As I noted last year, I used tertulia with mixed success during my Spanish V class.  While I enjoyed that students could find a topic that interested them, it ended up being too presentation-y and not enough of a conversation.  I think one of the problems was that most groups preferred to do videos, and then students couldn’t participate that easily because they didn’t know enough about the topic.  Also, the group presenting worried too much about the presentation/slideshow that they were doing and not enough about the questions.  The questions ended up being more comprehension questions and didn’t necessarily spur conversation.  Interestingly enough, one of the best conversations that the students had revolved around music and their likes and dislikes.

I decided last year to have students find an article to bring in to share.  I decided to expand this to including a video too.  Since we are reading Vidas Impactantes, students can find a current event related to one of the people highlighted in the chapter or from the country.  For example, I said that after reading about Roberto Clemente, some ideas could include: Puerto Rico, baseball or discrimination.  I also decided that this year, I would model how I wanted students to prepare by preparing for the first one myself.  I decided to choose this video about hurricane homes that two entrepreneurs developed in Puerto Rico.  We can start out by discussing if students like them or not, and what they think they should include.  We could also talk about what they would bring to these homes to escape a hurricane.  Also, students can explain where they think these homes would be needed.

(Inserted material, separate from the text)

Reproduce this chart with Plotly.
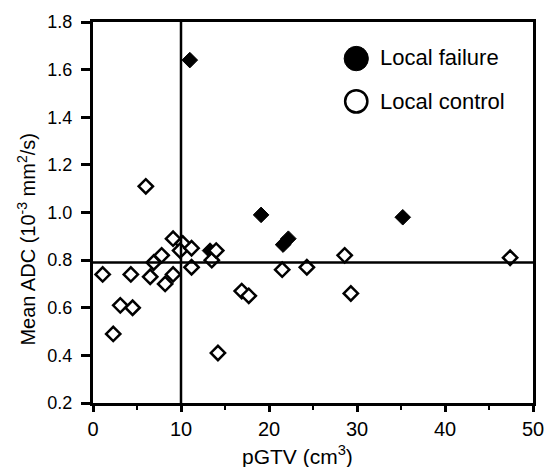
import plotly.graph_objects as go

# Local failure (filled)
fail_x = [11.0, 19.1, 21.6, 22.2, 35.2, 13.3]
fail_y = [1.64, 0.99, 0.865, 0.89, 0.98, 0.84]

# Local control (open)
ctrl_x = [6.0, 1.1, 4.3, 6.5, 8.2, 9.1, 3.1, 4.5, 2.3, 14.2, 16.9, 17.7,
          6.9, 7.8, 9.1, 10.2, 9.9, 11.2, 11.2, 13.5, 14.0,
          21.5, 24.3, 28.6, 29.3, 47.4]
ctrl_y = [1.11, 0.74, 0.74, 0.73, 0.70, 0.74, 0.61, 0.60, 0.49, 0.41, 0.67, 0.65,
          0.79, 0.82, 0.89, 0.87, 0.84, 0.85, 0.77, 0.80, 0.84,
          0.76, 0.77, 0.82, 0.66, 0.81]

cut_x = 10
cut_y = 0.79

x_ticks = [0, 10, 20, 30, 40, 50]
y_ticks = [0.2, 0.4, 0.6, 0.8, 1.0, 1.2, 1.4, 1.6, 1.8]

FONT = "Liberation Sans, Arial, sans-serif"

# plot-area geometry in pixels (used only to place legend/title decorations)
L, R, T, B = 93, 538, 20, 403
PW, PH = R - L, B - T


def px(xp):
    return (xp - L) / PW


def py(yp):
    return (B - yp) / PH


fig = go.Figure()
fig.add_trace(go.Scatter(x=fail_x, y=fail_y, mode="markers", name="Local failure",
                         showlegend=False,
                         marker=dict(symbol="diamond", size=12, color="black",
                                     line=dict(color="black", width=1))))
fig.add_trace(go.Scatter(x=ctrl_x, y=ctrl_y, mode="markers", name="Local control",
                         showlegend=False,
                         marker=dict(symbol="diamond", size=11, color="white",
                                     line=dict(color="black", width=2.5))))

# cut-off lines
fig.add_shape(type="line", xref="x", yref="paper", x0=cut_x, x1=cut_x, y0=0, y1=1,
              line=dict(color="black", width=2.5))
fig.add_shape(type="line", xref="paper", yref="y", x0=0, x1=1, y0=cut_y, y1=cut_y,
              line=dict(color="black", width=2.5))

# legend drawn as shapes + text
fig.add_shape(type="circle", xref="paper", yref="paper",
              x0=px(347), x1=px(371.5), y0=py(69), y1=py(44.5),
              fillcolor="black", line=dict(color="black", width=1))
fig.add_shape(type="circle", xref="paper", yref="paper",
              x0=px(348), x1=px(370.5), y0=py(111), y1=py(88.5),
              fillcolor="white", line=dict(color="black", width=2.5))
fig.add_annotation(xref="paper", yref="paper", x=px(381), y=py(56),
                   text="Local failure", showarrow=False, xanchor="left", yanchor="middle",
                   font=dict(family=FONT, size=22, color="black"))
fig.add_annotation(xref="paper", yref="paper", x=px(381), y=py(100),
                   text="Local control", showarrow=False, xanchor="left", yanchor="middle",
                   font=dict(family=FONT, size=22, color="black"))

# axis titles
fig.add_annotation(xref="paper", yref="paper", x=px(26), y=py(238),
                   text="Mean ADC (10<sup>-3</sup> mm<sup>2</sup>/s)", showarrow=False,
                   textangle=-90, xanchor="center", yanchor="middle",
                   font=dict(family=FONT, size=20, color="black"))
fig.add_annotation(xref="paper", yref="paper", x=px(300), y=py(455),
                   text="pGTV (cm<sup>3</sup>)", showarrow=False,
                   xanchor="center", yanchor="middle",
                   font=dict(family=FONT, size=21, color="black"))

axis_common = dict(showgrid=False, zeroline=False, showline=True, linecolor="black",
                   linewidth=3, mirror=True, ticks="outside", tickcolor="black",
                   tickwidth=2.5)

fig.update_layout(
    width=556, height=467,
    margin=dict(l=L, r=556 - R, t=T, b=467 - B),
    paper_bgcolor="white", plot_bgcolor="white",
    showlegend=False,
    xaxis=dict(range=[0, 50], tickvals=x_ticks, ticklen=6,
               tickfont=dict(family=FONT, size=20, color="black"),
               minor=dict(dtick=5, tick0=0, ticks="outside", ticklen=4, tickwidth=2, tickcolor="black"),
               **axis_common),
    yaxis=dict(range=[0.2, 1.8], tickvals=y_ticks, tickformat=".1f", ticklen=9,
               ticklabelstandoff=5,
               tickfont=dict(family=FONT, size=18, color="black"),
               **axis_common),
)

fig.write_html("out.html")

This is the current description for this year.  I will continue to reflect on how this process is going.  I think that these tertulias can really encourage some great conversation.  Have you tried tertulias?  How do you make them work in your class?

10 thoughts on “My revamped tertulia for Spanish V/VI

  1. I continue to be amazed by your work. I wonder if you could share how you keep discussion going and how you assess conversation pieces. I have used chart that all students in a conversation circle of no more than 5 can see at the same time. There is a box for each student’s name. As they talk I mark and they see iit while talking. I mark ? (Student asked a question), R ( Student answered a questions), + ( conversation continued, student moved the conversation forward) . This is all I have been able to manage since conversation can be so fast. I have usually had a mixture of native and non-native speakers at the upper levels. I circulate among the groups at about 5 minute intervals helping the conversation by adding questions or comments, if necessary. I love the ideas of tertulias, especially with upper levels.

    1. Hi! So today, I did a practice round with two of my classes. With one class, I explained the proficiency expectations in the beginning and with the other at the end of the tertulia. The class where I explained it before had a better conversation overall even though they aren’t my chattier class. Going over the expectations has helped.
      For the upper levels especially early on, I focus on writing down all of the verbs and transition words that they use during speaking. This allows me to see the variety that they are using. I don’t write them down more than once, so at the end, if I see only a list of a few verbs, I know that they need to work on their use of vocabulary. Also, writing down the verbs as they say them allows me to tell if they are typically speaking in the present tense or if they are mixing other tenses in as well. This helps me assess their accuracy. Finally, I make a tally mark in a column if they pause for a long time. If they have a fair amount of those, then they will be in a different proficiency level for fluency.
      After I assess them, I normally have a reflection form for them to fill out. This allows me some time to add notes to my reflections as the conversation may have moved quickly. Does this help answer some of your questions?